◆ **Given data**
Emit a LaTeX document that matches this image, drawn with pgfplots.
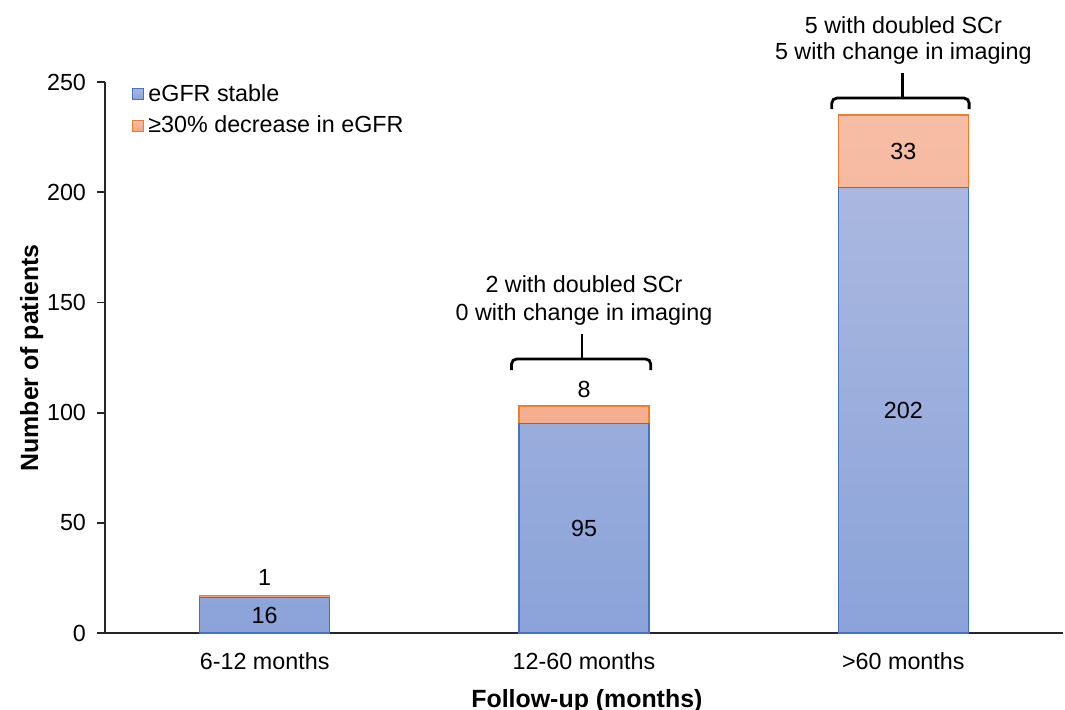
\documentclass[border=0pt]{standalone}
\usepackage{pgfplots}
\pgfplotsset{compat=1.18}
\usepackage{fontspec}
\setmainfont{Liberation Sans}
\definecolor{blueT}{HTML}{AAB8E0}
\definecolor{blueB}{HTML}{8BA3D9}
\definecolor{blueE}{HTML}{4472C4}
\definecolor{orT}{HTML}{F6BEA6}
\definecolor{orB}{HTML}{F2A482}
\definecolor{orE}{HTML}{ED7D31}
\definecolor{axc}{HTML}{262626}
\newcommand\fnt{\fontsize{11.7}{14}\selectfont}
\newcommand\bfnt{\fontsize{12.5}{15}\selectfont\bfseries}
\begin{document}
\begin{tikzpicture}
\path[use as bounding box] (-52.5bp,-38.5bp) rectangle (480bp,316.5bp);
\begin{axis}[
  at={(0,0)}, anchor=south west,
  scale only axis, width=479bp, height=275.5bp,
  ybar stacked, bar width=65bp,
  xmin=-0.5, xmax=2.5, ymin=0, ymax=250,
  axis x line*=bottom, axis y line*=left,
  axis line style={draw=axc, line width=0.9bp},
  xtick={0,1,2}, xticklabels={6-12 months,12-60 months,>60 months},
  ytick={0,50,100,150,200,250},
  major x tick style={draw=none},
  major y tick style={draw=axc, line width=0.9bp},
  tick align=outside, major tick length=4bp,
  /pgf/number format/assume math mode=true,
  ticklabel style={font=\fnt},
  xticklabel style={yshift=-2.5bp},
  yticklabel style={xshift=-2bp},
  xlabel={Follow-up (months)}, ylabel={Number of patients},
  label style={font=\bfnt},
  xlabel style={at={(axis description cs:0.503,-0.123)}, anchor=center},
  ylabel style={at={(axis description cs:-0.0765,0.499)}, anchor=center},
  clip=false,
  legend style={at={(axis description cs:0.028,1.004)}, anchor=north west,
    draw=none, fill=none, font=\fnt, row sep=2bp, inner sep=0pt},
  legend cell align=left,
  legend image code/.code={\draw[#1] (0bp,-2.75bp) rectangle (5.5bp,2.75bp);},
]
\addplot[draw=blueE, line width=0.6bp, top color=blueT, bottom color=blueB]
  coordinates {(0,16) (1,95) (2,202)};
\addlegendentry{eGFR stable}
\addplot[draw=orE, line width=0.6bp, top color=orT, bottom color=orB]
  coordinates {(0,1) (1,8) (2,33)};
\addlegendentry{≥30\% decrease in eGFR}
\end{axis}
\begin{axis}[
  at={(0,0)}, anchor=south west,
  scale only axis, width=479bp, height=275.5bp,
  xmin=-0.5, xmax=2.5, ymin=0, ymax=250,
  hide axis, clip=false,
]
\node[font=\fnt] at (axis cs:0,8) {16};
\node[font=\fnt] at (axis cs:0,25.4) {1};
\node[font=\fnt] at (axis cs:1,47.5) {95};
\node[font=\fnt] at (axis cs:1,110.3) {8};
\node[font=\fnt] at (axis cs:2,101) {202};
\node[font=\fnt] at (axis cs:2,218.5) {33};
\node[font=\fnt, anchor=base] at (axis cs:1,154.3) {2 with doubled SCr};
\node[font=\fnt, anchor=base] at (axis cs:1,142.0) {0 with change in imaging};
\node[font=\fnt, anchor=base] at (axis cs:2,272.2) {5 with doubled SCr};
\node[font=\fnt, anchor=base] at (axis cs:2,260.0) {5 with change in imaging};
\draw[black, line width=1.4bp, rounded corners=2.5bp]
  (axis cs:0.773,119.3) -- (axis cs:0.773,124.3) -- (axis cs:1.209,124.3) -- (axis cs:1.209,119.3);
\draw[black, line width=1.4bp] (axis cs:0.994,124.3) -- (axis cs:0.994,135.7);
\draw[black, line width=1.4bp, rounded corners=2.5bp]
  (axis cs:1.776,237.7) -- (axis cs:1.776,242.7) -- (axis cs:2.206,242.7) -- (axis cs:2.206,237.7);
\draw[black, line width=1.4bp] (axis cs:1.997,242.7) -- (axis cs:1.997,254.1);
\end{axis}
\end{tikzpicture}
\end{document}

◆ **Work to do**
All the lines above are to be given again exactly as they read, with the pictures removed.

◆ **Correct response**
Emit a LaTeX document that matches this image, drawn with pgfplots.
\documentclass[border=0pt]{standalone}
\usepackage{pgfplots}
\pgfplotsset{compat=1.18}
\usepackage{fontspec}
\setmainfont{Liberation Sans}
\definecolor{blueT}{HTML}{AAB8E0}
\definecolor{blueB}{HTML}{8BA3D9}
\definecolor{blueE}{HTML}{4472C4}
\definecolor{orT}{HTML}{F6BEA6}
\definecolor{orB}{HTML}{F2A482}
\definecolor{orE}{HTML}{ED7D31}
\definecolor{axc}{HTML}{262626}
\newcommand\fnt{\fontsize{11.7}{14}\selectfont}
\newcommand\bfnt{\fontsize{12.5}{15}\selectfont\bfseries}
\begin{document}
\begin{tikzpicture}
\path[use as bounding box] (-52.5bp,-38.5bp) rectangle (480bp,316.5bp);
\begin{axis}[
  at={(0,0)}, anchor=south west,
  scale only axis, width=479bp, height=275.5bp,
  ybar stacked, bar width=65bp,
  xmin=-0.5, xmax=2.5, ymin=0, ymax=250,
  axis x line*=bottom, axis y line*=left,
  axis line style={draw=axc, line width=0.9bp},
  xtick={0,1,2}, xticklabels={6-12 months,12-60 months,>60 months},
  ytick={0,50,100,150,200,250},
  major x tick style={draw=none},
  major y tick style={draw=axc, line width=0.9bp},
  tick align=outside, major tick length=4bp,
  /pgf/number format/assume math mode=true,
  ticklabel style={font=\fnt},
  xticklabel style={yshift=-2.5bp},
  yticklabel style={xshift=-2bp},
  xlabel={Follow-up (months)}, ylabel={Number of patients},
  label style={font=\bfnt},
  xlabel style={at={(axis description cs:0.503,-0.123)}, anchor=center},
  ylabel style={at={(axis description cs:-0.0765,0.499)}, anchor=center},
  clip=false,
  legend style={at={(axis description cs:0.028,1.004)}, anchor=north west,
    draw=none, fill=none, font=\fnt, row sep=2bp, inner sep=0pt},
  legend cell align=left,
  legend image code/.code={\draw[#1] (0bp,-2.75bp) rectangle (5.5bp,2.75bp);},
]
\addplot[draw=blueE, line width=0.6bp, top color=blueT, bottom color=blueB]
  coordinates {(0,16) (1,95) (2,202)};
\addlegendentry{eGFR stable}
\addplot[draw=orE, line width=0.6bp, top color=orT, bottom color=orB]
  coordinates {(0,1) (1,8) (2,33)};
\addlegendentry{≥30\% decrease in eGFR}
\end{axis}
\begin{axis}[
  at={(0,0)}, anchor=south west,
  scale only axis, width=479bp, height=275.5bp,
  xmin=-0.5, xmax=2.5, ymin=0, ymax=250,
  hide axis, clip=false,
]
\node[font=\fnt] at (axis cs:0,8) {16};
\node[font=\fnt] at (axis cs:0,25.4) {1};
\node[font=\fnt] at (axis cs:1,47.5) {95};
\node[font=\fnt] at (axis cs:1,110.3) {8};
\node[font=\fnt] at (axis cs:2,101) {202};
\node[font=\fnt] at (axis cs:2,218.5) {33};
\node[font=\fnt, anchor=base] at (axis cs:1,154.3) {2 with doubled SCr};
\node[font=\fnt, anchor=base] at (axis cs:1,142.0) {0 with change in imaging};
\node[font=\fnt, anchor=base] at (axis cs:2,272.2) {5 with doubled SCr};
\node[font=\fnt, anchor=base] at (axis cs:2,260.0) {5 with change in imaging};
\draw[black, line width=1.4bp, rounded corners=2.5bp]
  (axis cs:0.773,119.3) -- (axis cs:0.773,124.3) -- (axis cs:1.209,124.3) -- (axis cs:1.209,119.3);
\draw[black, line width=1.4bp] (axis cs:0.994,124.3) -- (axis cs:0.994,135.7);
\draw[black, line width=1.4bp, rounded corners=2.5bp]
  (axis cs:1.776,237.7) -- (axis cs:1.776,242.7) -- (axis cs:2.206,242.7) -- (axis cs:2.206,237.7);
\draw[black, line width=1.4bp] (axis cs:1.997,242.7) -- (axis cs:1.997,254.1);
\end{axis}
\end{tikzpicture}
\end{document}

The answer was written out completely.